WHAT TO DO: Print the lines that start the entries and continue through the one holding "12.70, 12.80, 12.88];", please, exactly and with the pictures omitted.

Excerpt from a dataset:
↓

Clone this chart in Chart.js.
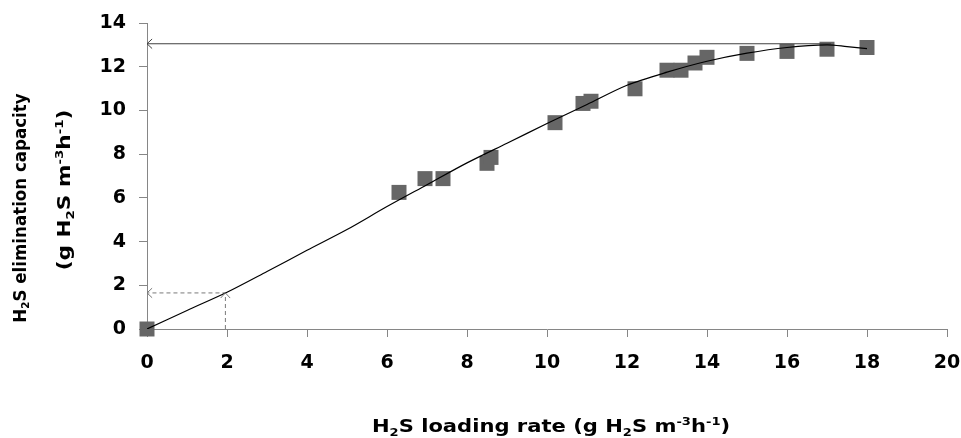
<!DOCTYPE html>
<html>
<head>
<meta charset="utf-8">
<script src="https://cdn.jsdelivr.net/npm/chart.js@4.4.1/dist/chart.umd.min.js"></script>
<style>
  html, body { margin: 0; padding: 0; background: #fff; }
  canvas { display: block; }
</style>
</head>
<body>
<canvas id="chart" width="961" height="438"></canvas>
<script>
// measured points: H2S loading rate vs elimination capacity
const loadingRate = [0, 6.3, 6.95, 7.4, 8.5, 8.6, 10.2, 10.9, 11.1, 12.2, 13.0, 13.35, 13.7, 14.0, 15.0, 16.0, 17.0, 18.0];
const elimCapacity = [0, 6.25, 6.88, 6.88, 7.58, 7.85, 9.44, 10.32, 10.42, 10.99, 11.84, 11.84, 12.17, 12.43, 12.61, 12.70, 12.80, 12.88];

// fitted curve
const fitX = [0, 1, 2, 3, 4, 5, 6, 7, 8, 9, 10, 11, 12, 13, 14, 15, 16, 17, 17.5, 18];
const fitY = [0, 0.85, 1.68, 2.63, 3.6, 4.55, 5.6, 6.6, 7.6, 8.5, 9.4, 10.27, 11.15, 11.75, 12.25, 12.62, 12.88, 13.0, 12.92, 12.83];

// guide lines (max EC, and EC at 2 g/m3/h)
const maxLineX = [17.1, 0];
const maxLineY = [13.05, 13.05];
const guideX = [1.96, 1.96, 0];
const guideY = [0, 1.65, 1.65];

const xTicks = [0, 2, 4, 6, 8, 10, 12, 14, 16, 18, 20];
const yTicks = [0, 2, 4, 6, 8, 10, 12, 14];

const axisGray = "#868686";
const tickFont = { family: "'DejaVu Sans', sans-serif", size: 19, weight: "bold" };

function pts(xs, ys) {
    return xs.map((x, i) => ({ x: x, y: ys[i] }));
}

// draws text with subscripts / superscripts
function drawRich(ctx, parts, size, stretch, x, y, angle) {
    const fam = "'DejaVu Sans', sans-serif";
    const small = size * 0.62;
    let width = 0;
    parts.forEach(p => {
        ctx.font = "bold " + (p.s ? small : size) + "px " + fam;
        p.w = ctx.measureText(p.t).width;
        width += p.w;
    });
    ctx.save();
    ctx.translate(x, y);
    ctx.rotate(angle);
    ctx.scale(stretch, 1);
    ctx.fillStyle = "#000";
    ctx.textBaseline = "alphabetic";
    ctx.textAlign = "left";
    let cx = -width / 2;
    parts.forEach(p => {
        ctx.font = "bold " + (p.s ? small : size) + "px " + fam;
        let dy = 0;
        if (p.s === "sub") dy = size * 0.22;
        if (p.s === "sup") dy = -size * 0.42;
        ctx.fillText(p.t, cx, dy);
        cx += p.w;
    });
    ctx.restore();
}

const xTitle = [{ t: "H" }, { t: "2", s: "sub" }, { t: "S loading rate (g H" }, { t: "2", s: "sub" },
    { t: "S m" }, { t: "-3", s: "sup" }, { t: "h" }, { t: "-1", s: "sup" }, { t: ")" }];
const yTitle1 = [{ t: "H" }, { t: "2", s: "sub" }, { t: "S elimination capacity" }];
const yTitle2 = [{ t: "(g H" }, { t: "2", s: "sub" }, { t: "S m" }, { t: "-3", s: "sup" },
    { t: "h" }, { t: "-1", s: "sup" }, { t: ")" }];

const titlePlugin = {
    id: "titles",
    afterDraw(chart) {
        const ctx = chart.ctx;
        const a = chart.chartArea;
        const midX = (a.left + a.right) / 2;
        const midY = (a.top + a.bottom) / 2;
        drawRich(ctx, xTitle, 17, 1.24, midX + 4, 432, 0);
        drawRich(ctx, yTitle1, 17, 0.98, 25.5, midY + 32, -Math.PI / 2);
        drawRich(ctx, yTitle2, 17, 1.27, 70, midY + 14, -Math.PI / 2);
    }
};

// open arrow heads on guide lines
const arrowPlugin = {
    id: "arrows",
    afterDatasetsDraw(chart) {
        const ctx = chart.ctx;
        chart.data.datasets.forEach((ds, di) => {
            if (!ds.arrowAt) return;
            const meta = chart.getDatasetMeta(di);
            ds.arrowAt.forEach(idx => {
                const p = meta.data[idx];
                const q = meta.data[idx - 1];
                const ang = Math.atan2(p.y - q.y, p.x - q.x);
                const len = 7;
                ctx.save();
                ctx.strokeStyle = ds.borderColor;
                ctx.lineWidth = 1;
                ctx.setLineDash([]);
                ctx.beginPath();
                ctx.moveTo(p.x - len * Math.cos(ang - 0.75), p.y - len * Math.sin(ang - 0.75));
                ctx.lineTo(p.x, p.y);
                ctx.lineTo(p.x - len * Math.cos(ang + 0.75), p.y - len * Math.sin(ang + 0.75));
                ctx.stroke();
                ctx.restore();
            });
        });
    }
};

new Chart(document.getElementById("chart"), {
    type: "scatter",
    data: {
        datasets: [
            {
                data: pts(fitX, fitY),
                showLine: true,
                borderColor: "#000",
                borderWidth: 1.2,
                pointRadius: 0,
                tension: 0.3
            },
            {
                data: pts(maxLineX, maxLineY),
                showLine: true,
                borderColor: "#404040",
                borderWidth: 1,
                pointRadius: 0,
                arrowAt: [1]
            },
            {
                data: pts(guideX, guideY),
                showLine: true,
                borderColor: "#7a7a7a",
                borderWidth: 1,
                borderDash: [4, 3],
                pointRadius: 0,
                arrowAt: [1, 2]
            },
            {
                data: pts(loadingRate, elimCapacity),
                pointStyle: "rect",
                pointRadius: 10.6,
                pointBackgroundColor: "#666666",
                pointBorderWidth: 0,
                borderColor: "#666666",
                clip: false
            }
        ]
    },
    options: {
        responsive: false,
        animation: false,
        devicePixelRatio: 1,
        layout: { padding: { top: 23, right: 14, left: 0, bottom: 0 } },
        plugins: { legend: { display: false }, tooltip: { enabled: false } },
        scales: {
            x: {
                type: "linear",
                min: 0,
                max: 20,
                afterBuildTicks: s => { s.ticks = xTicks.map(v => ({ value: v })); },
                afterFit: s => { s.height = 109; s.paddingLeft = 0; s.paddingRight = 0; },
                ticks: { color: "#000", font: tickFont, padding: 15, maxRotation: 0 },
                grid: { drawOnChartArea: false, drawTicks: true, tickLength: 8, color: axisGray },
                border: { display: true, color: axisGray, width: 1 }
            },
            y: {
                type: "linear",
                min: 0,
                max: 14,
                afterBuildTicks: s => { s.ticks = yTicks.map(v => ({ value: v })); },
                afterFit: s => { s.width = 147; s.paddingTop = 0; s.paddingBottom = 0; },
                ticks: { color: "#000", font: tickFont, padding: 13 },
                grid: { drawOnChartArea: false, drawTicks: true, tickLength: 8, color: axisGray },
                border: { display: true, color: axisGray, width: 1 }
            }
        }
    },
    plugins: [titlePlugin, arrowPlugin]
});
</script>
</body>
</html>
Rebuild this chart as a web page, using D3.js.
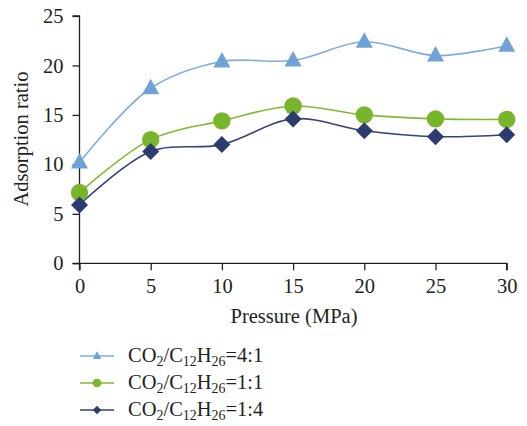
<!DOCTYPE html>
<html><head><meta charset="utf-8">
<script src="https://cdn.jsdelivr.net/npm/d3@7"></script>
<style>body{margin:0;background:#fff}svg{display:block}</style>
</head><body><svg id="c" width="527" height="426"></svg>
<script>
const pressure = [0, 5, 10, 15, 20, 25, 30];
const ratio41 = [10.2, 17.7, 20.4, 20.5, 22.4, 21.0, 22.0];
const ratio11 = [7.15, 12.5, 14.4, 15.9, 15.0, 14.6, 14.55];
const ratio14 = [5.9, 11.3, 12.0, 14.6, 13.4, 12.8, 13.0];
const xTicks = [0, 5, 10, 15, 20, 25, 30];
const yTicks = [0, 5, 10, 15, 20, 25];
const seriesNames = ["4:1", "1:1", "1:4"];

const FONT = '"Liberation Serif", "DejaVu Serif", serif';
const series = [
  {name: seriesNames[0], values: ratio41, color: "#6fa3d8", line: "#7eaedd", shape: "triangle"},
  {name: seriesNames[1], values: ratio11, color: "#79b52a", line: "#80ba30", shape: "circle"},
  {name: seriesNames[2], values: ratio14, color: "#2c3b70", line: "#34437a", shape: "diamond"}
];

const svg = d3.select("#c");
const x = d3.scaleLinear().domain([0, 30]).range([79.5, 506.7]);
const y = d3.scaleLinear().domain([0, 25]).range([263.3, 16]);

const fs = 20.5;
const gx = svg.append("g").attr("transform", `translate(0,${y(0)})`)
  .call(d3.axisBottom(x).tickValues(xTicks).tickSize(7).tickPadding(8).tickFormat(d3.format("d")));
const gy = svg.append("g").attr("transform", `translate(${x(0)},0)`)
  .call(d3.axisLeft(y).tickValues(yTicks).tickSize(7).tickPadding(9).tickFormat(d3.format("d")));
[gx, gy].forEach(g => {
  g.attr("font-family", FONT).attr("font-size", fs);
  g.select(".domain").attr("stroke", "#231f20").attr("stroke-width", 1.3);
  g.selectAll(".tick line").attr("stroke", "#231f20").attr("stroke-width", 1.3);
  g.selectAll("text").attr("fill", "#231f20");
});
gy.select(".domain").attr("d", `M-7,${y(25)}H0V${y(0)}H-7`);
gx.select(".domain").attr("d", `M${x(0)},7V0H${x(30)}V7`);

svg.append("text").attr("x", 294).attr("y", 323).attr("text-anchor", "middle")
  .attr("font-family", FONT).attr("font-size", fs).attr("fill", "#231f20").text("Pressure (MPa)");
svg.append("text").attr("transform", `translate(28,139) rotate(-90)`).attr("text-anchor", "middle")
  .attr("font-family", FONT).attr("font-size", fs).attr("fill", "#231f20").text("Adsorption ratio");

const line = d3.line().x((d, i) => x(pressure[i])).y(d => y(d)).curve(d3.curveCatmullRom.alpha(0.5));

function marker(g, shape, cx, cy, color, s) {
  if (shape === "triangle") {
    g.append("path").attr("d", `M${cx},${cy - 9.5*s}L${cx + 8.5*s},${cy + 6*s}L${cx - 8.5*s},${cy + 6*s}Z`).attr("fill", color);
  } else if (shape === "circle") {
    g.append("circle").attr("cx", cx).attr("cy", cy).attr("r", 8.7*s).attr("fill", color);
  } else {
    g.append("path").attr("d", `M${cx},${cy - 8.5*s}L${cx + 8.5*s},${cy}L${cx},${cy + 8.5*s}L${cx - 8.5*s},${cy}Z`).attr("fill", color);
  }
}

series.forEach(s => {
  svg.append("path").datum(s.values).attr("d", line).attr("fill", "none")
    .attr("stroke", s.line).attr("stroke-width", 1.6);
});
series.forEach(s => {
  const g = svg.append("g");
  s.values.forEach((v, i) => marker(g, s.shape, x(pressure[i]), y(v), s.color, 1));
});

const legY = [356, 383, 410];
series.forEach((s, i) => {
  const g = svg.append("g");
  g.append("line").attr("x1", 80).attr("x2", 114).attr("y1", legY[i]).attr("y2", legY[i])
    .attr("stroke", s.line).attr("stroke-width", 1.6);
  marker(g, s.shape, 97, legY[i], s.color, 0.5);
  const t = g.append("text").attr("x", 128).attr("y", legY[i] + 6)
    .attr("font-family", FONT).attr("font-size", fs).attr("fill", "#231f20");
  t.append("tspan").text("CO");
  t.append("tspan").attr("font-size", fs * 0.68).attr("dy", 4).text("2");
  t.append("tspan").attr("dy", -4).text("/C");
  t.append("tspan").attr("font-size", fs * 0.68).attr("dy", 4).text("12");
  t.append("tspan").attr("dy", -4).text("H");
  t.append("tspan").attr("font-size", fs * 0.68).attr("dy", 4).text("26");
  t.append("tspan").attr("dy", -4).text("=" + s.name);
});
</script></body></html>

↑

RESULT OF THIS TASK:
Clone this chart in Chart.js.
<!DOCTYPE html>
<html>
<head>
<meta charset="utf-8">
<script src="https://cdn.jsdelivr.net/npm/chart.js@4.4.1/dist/chart.umd.min.js"></script>
<style>
  html, body { margin: 0; padding: 0; background: #fff; }
  canvas { display: block; }
</style>
</head>
<body>
<canvas id="chart" width="961" height="438"></canvas>
<script>
// measured points: H2S loading rate vs elimination capacity
const loadingRate = [0, 6.3, 6.95, 7.4, 8.5, 8.6, 10.2, 10.9, 11.1, 12.2, 13.0, 13.35, 13.7, 14.0, 15.0, 16.0, 17.0, 18.0];
const elimCapacity = [0, 6.25, 6.88, 6.88, 7.58, 7.85, 9.44, 10.32, 10.42, 10.99, 11.84, 11.84, 12.17, 12.43, 12.61, 12.70, 12.80, 12.88];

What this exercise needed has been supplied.